Big Data  

Unity Catalog vs Hive Metastore

Introduction

Hi Everyone, In todays blog we will discuss about  diffrence between Unity Catalog and HIve Metastore Catalog.

Data governance and metadata management are critical components of modern data platforms. Two prominent solutions in this space are Unity Catalog and Hive Metastore, each offering distinct approaches to managing data assets. 

Unity Catalog V/S HIve Metastore Catalog:

Unity Catalog represents Databricks' modern approach to unified data governance, providing centralized access control, auditing, and lineage across multiple workspaces. Hive Metastore, on the other hand, is the traditional metadata service for Apache Hive that has been widely adopted across various big data platforms.

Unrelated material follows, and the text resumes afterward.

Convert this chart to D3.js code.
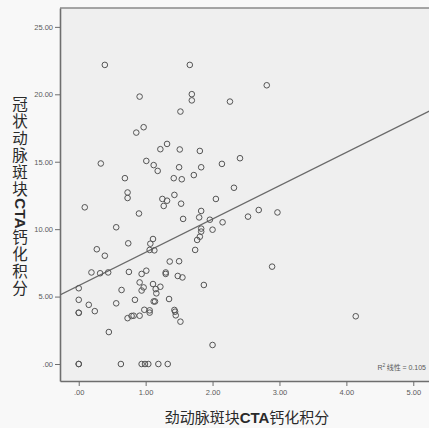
<!DOCTYPE html>
<meta charset="utf-8">
<title>scatter</title>
<script src="https://cdn.jsdelivr.net/npm/d3@7"></script>
<style>
body { margin: 0; background: #f8f8f8; }
text { font-family: Arial, "Liberation Sans", sans-serif; }
.tick-label { fill: #5a5a5a; font-size: 7.5px; }
.title { font-family: "Noto Sans CJK SC", sans-serif; fill: #2a2a2a; }
.latin { font-family: "Liberation Sans", Arial, sans-serif; font-weight: bold; }
</style>
<body>
<script>

// carotid plaque CTA score (x) vs coronary plaque CTA score (y)
var xScores = [0.39, 1.66, 0.91, 1.69, 1.69, 2.26, 2.81, 1.52, 0.97, 0.86,
  1.32, 1.22, 1.51, 1.81, 2.41, 2.14, 0.33, 1.01, 1.12, 1.18,
  1.50, 1.83, 1.72, 1.42, 1.54, 0.69, 0.73, 0.73, 1.43, 1.25,
  1.32, 1.27, 1.53, 2.32, 2.05, 1.83, 2.69, 2.97, 2.53, 0.90,
  0.09, 1.56, 1.80, 1.96, 2.15, 0.56, 1.83, 1.83, 2.00, 1.11,
  0.74, 1.07, 1.81, 1.77, 1.06, 1.13, 0.27, 1.74, 0.39, 1.36,
  1.50, 2.89, 0.19, 0.32, 0.44, 0.75, 0.94, 1.01, 1.30, 1.30,
  1.48, 1.55, 1.87, 0.00, 0.00, 0.00, 0.00, 0.15, 0.24, 0.64,
  0.56, 0.45, 0.91, 0.97, 0.94, 1.11, 1.15, 1.22, 1.16, 1.12,
  1.14, 0.84, 0.73, 0.79, 0.82, 0.91, 0.98, 1.06, 1.06, 1.35,
  1.43, 1.44, 1.45, 1.52, 2.00, 4.14, 0.00, 0.00, 0.63, 0.94,
  0.99, 1.04, 1.19, 1.33];

var yScores = [22.18, 22.18, 19.83, 20.01, 19.55, 19.46, 20.67, 18.72, 17.56, 17.16,
  16.32, 15.93, 15.91, 15.80, 15.26, 14.84, 14.87, 15.06, 14.75, 14.32,
  14.59, 14.59, 14.01, 13.78, 13.70, 13.78, 12.72, 12.31, 12.54, 12.24,
  12.11, 11.72, 11.89, 13.07, 12.24, 11.35, 11.42, 11.24, 10.93, 11.16,
  11.62, 10.76, 10.87, 10.70, 10.51, 10.14, 10.04, 9.82, 9.96, 9.27,
  8.95, 8.92, 9.44, 9.20, 8.46, 8.43, 8.51, 8.46, 8.03, 7.60,
  7.62, 7.22, 6.79, 6.73, 6.79, 6.83, 6.68, 6.92, 6.79, 6.68,
  6.53, 6.42, 5.86, 5.62, 4.76, 3.80, 3.80, 4.39, 3.92, 5.49,
  4.50, 2.37, 6.05, 5.68, 5.45, 5.93, 5.56, 5.73, 5.24, 4.64,
  4.64, 4.76, 3.40, 3.56, 3.58, 3.58, 4.02, 3.98, 3.81, 4.82,
  4.01, 3.88, 3.61, 3.14, 1.41, 3.54, 0.00, 0.00, 0.00, 0.00,
  0.00, 0.00, 0.00, 0.00];

var xTicks = [0, 1, 2, 3, 4, 5];
var xTickLabels = [".00", "1.00", "2.00", "3.00", "4.00", "5.00"];
var yTicks = [0, 5, 10, 15, 20, 25];
var yTickLabels = [".00", "5.00", "10.00", "15.00", "20.00", "25.00"];

// linear fit
var fitIntercept = 5.81;
var fitSlope = 2.47;
var rSquared = "0.105";

var width = 429, height = 428;
var margin = {top: 8, right: -1, bottom: 47, left: 60};

var svg = d3.select("body").append("svg")
    .attr("width", width)
    .attr("height", height);

var x = d3.scaleLinear()
    .domain([-0.28, 5.25])
    .range([margin.left, width - margin.right]);

var y = d3.scaleLinear()
    .domain([-1.26, 26.4])
    .range([height - margin.bottom, margin.top]);

// plot background
svg.append("rect")
    .attr("x", margin.left)
    .attr("y", margin.top)
    .attr("width", width - margin.right - margin.left)
    .attr("height", height - margin.bottom - margin.top)
    .attr("fill", "#efefef");

svg.append("defs").append("clipPath").attr("id", "clip")
  .append("rect")
    .attr("x", margin.left)
    .attr("y", margin.top)
    .attr("width", width - margin.right - margin.left)
    .attr("height", height - margin.bottom - margin.top);

// frame
svg.append("line")
    .attr("x1", margin.left).attr("x2", width)
    .attr("y1", margin.top).attr("y2", margin.top)
    .attr("stroke", "#8a8a8a").attr("stroke-width", 1.5);

// axes
var xAxis = svg.append("g")
    .attr("transform", "translate(0," + (height - margin.bottom) + ")")
    .call(d3.axisBottom(x).tickValues(xTicks)
      .tickFormat(function(d, i) { return xTickLabels[i]; })
      .tickSize(5).tickSizeOuter(0).tickPadding(4));

var yAxis = svg.append("g")
    .attr("transform", "translate(" + margin.left + ",0)")
    .call(d3.axisLeft(y).tickValues(yTicks)
      .tickFormat(function(d, i) { return yTickLabels[i]; })
      .tickSize(5).tickSizeOuter(0).tickPadding(2));

[xAxis, yAxis].forEach(function(a) {
  a.select(".domain").attr("stroke", "#6e6e6e").attr("stroke-width", 1.6);
  a.selectAll(".tick line").attr("stroke", "#6e6e6e");
  a.selectAll(".tick text").attr("class", "tick-label").attr("font-family", null).attr("font-size", null);
});

// fit line
var xs = x.domain();
svg.append("line")
    .attr("clip-path", "url(#clip)")
    .attr("x1", x(xs[0])).attr("y1", y(fitIntercept + fitSlope * xs[0]))
    .attr("x2", x(xs[1])).attr("y2", y(fitIntercept + fitSlope * xs[1]))
    .attr("stroke", "#6a6a6a")
    .attr("stroke-width", 1.3);

// points
svg.append("g")
  .selectAll("circle")
  .data(xScores)
  .enter().append("circle")
    .attr("cx", function(d) { return x(d); })
    .attr("cy", function(d, i) { return y(yScores[i]); })
    .attr("r", 2.8)
    .attr("fill", "none")
    .attr("stroke", "#555")
    .attr("stroke-width", 1);

// R2 label
var r2 = svg.append("text")
    .attr("x", 426)
    .attr("y", 370)
    .attr("text-anchor", "end")
    .attr("class", "tick-label")
    .style("font-size", "7px");
r2.append("tspan").text("R");
r2.append("tspan").attr("dy", -3).style("font-size", "5px").text("2");
r2.append("tspan").attr("dy", 3).attr("font-family", "Noto Sans CJK SC").text(" 线性 ");
r2.append("tspan").text("= " + rSquared);

// x title
var xt = svg.append("text")
    .attr("class", "title")
    .attr("x", 247)
    .attr("y", 423)
    .attr("text-anchor", "middle")
    .style("font-size", "15px");
xt.append("tspan").text("劲动脉斑块");
xt.append("tspan").attr("class", "latin").text("CTA");
xt.append("tspan").text("钙化积分");

// y title, vertical
var yt = svg.append("text")
    .attr("class", "title")
    .attr("x", 20)
    .attr("y", 96)
    .style("writing-mode", "vertical-rl")
    .style("text-orientation", "mixed")
    .style("font-size", "15.5px")
    .style("letter-spacing", "1.5px");
yt.append("tspan").text("冠状动脉斑块");
yt.append("tspan").attr("class", "latin").style("letter-spacing", "0px").text("CTA");
yt.append("tspan").text("钙化积分");

</script>
</body>
</html>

Feature Unity Catalog Hive Metastore
Architecture Cloud-native, multi-cloud unified catalog Traditional Hadoop ecosystem metadata store
Scope Cross-workspace, cross-cloud governance Single cluster or workspace focused
Data Governance Built-in fine-grained access controls, column-level security Basic table-level permissions
Metadata Management Three-level namespace (catalog.schema.table) Two-level namespace (database.table)
Cloud Integration Native integration with AWS, Azure, GCP Limited cloud-native features
Lineage Tracking Automatic data lineage capture and visualization Manual or third-party solutions required
Auditing Comprehensive audit logging and compliance features Basic logging capabilities
User Interface Modern web-based catalog explorer Command-line and basic web interfaces
Data Discovery Advanced search, tagging, and documentation features Limited discovery capabilities
Performance Optimized for cloud-scale operations Can become bottleneck at scale
Vendor Support Databricks proprietary with open-source components Open-source with multiple vendor implementations
Setup Complexity Managed service, simplified deployment Requires manual configuration and maintenance
Cost Model Databricks Unity Catalog pricing Infrastructure and maintenance costs
Data Formats Delta Lake optimized, supports multiple formats Primarily Hive-compatible formats
Security Model Identity-based access control with external identity providers Kerberos-based authentication typically
Scalability Designed for petabyte-scale data Scalability challenges with large metadata
Cross-Platform Limited to Databricks ecosystem primarily Works across various Hadoop distributions
Schema Evolution Advanced schema evolution support Basic schema evolution capabilities
Data Sharing Built-in secure data sharing capabilities Requires external tools for data sharing
Backup & Recovery Managed backup and disaster recovery Manual backup strategies required
API Support REST APIs and SDK support Thrift API and limited REST support
Integration Tight integration with Spark, Delta Lake, MLflow Broad integration with Hadoop ecosystem tools
Compliance SOC 2, HIPAA, GDPR compliance features Compliance depends on implementation

When to use

Unity Catalog

  • You're working in a Databricks environment
  • You need advanced governance and compliance features
  • Cross-workspace collaboration is important
  • You want automated lineage and auditing
  • You prefer managed services over self-managed infrastructure

Hive Metastore

  • You're working with traditional Hadoop ecosystems
  • You need broad compatibility across different tools
  • You have existing investments in Hive-based infrastructure
  • You prefer open-source solutions
  • Cost optimization through self-managed infrastructure is priority

Summary

Organizations moving from Hive Metastore to Unity Catalog should plan for metadata migration, access control reconfiguration, and user training. The three-level namespace in Unity Catalog requires careful mapping from the traditional two-level structure. Unity Catalog represents the evolution toward modern data governance, offering enhanced security, compliance, and user experience. However, Hive Metastore remains relevant for organizations with established Hadoop ecosystems and specific open-source requirements. The choice ultimately depends on your existing infrastructure, governance needs, and strategic data platform direction.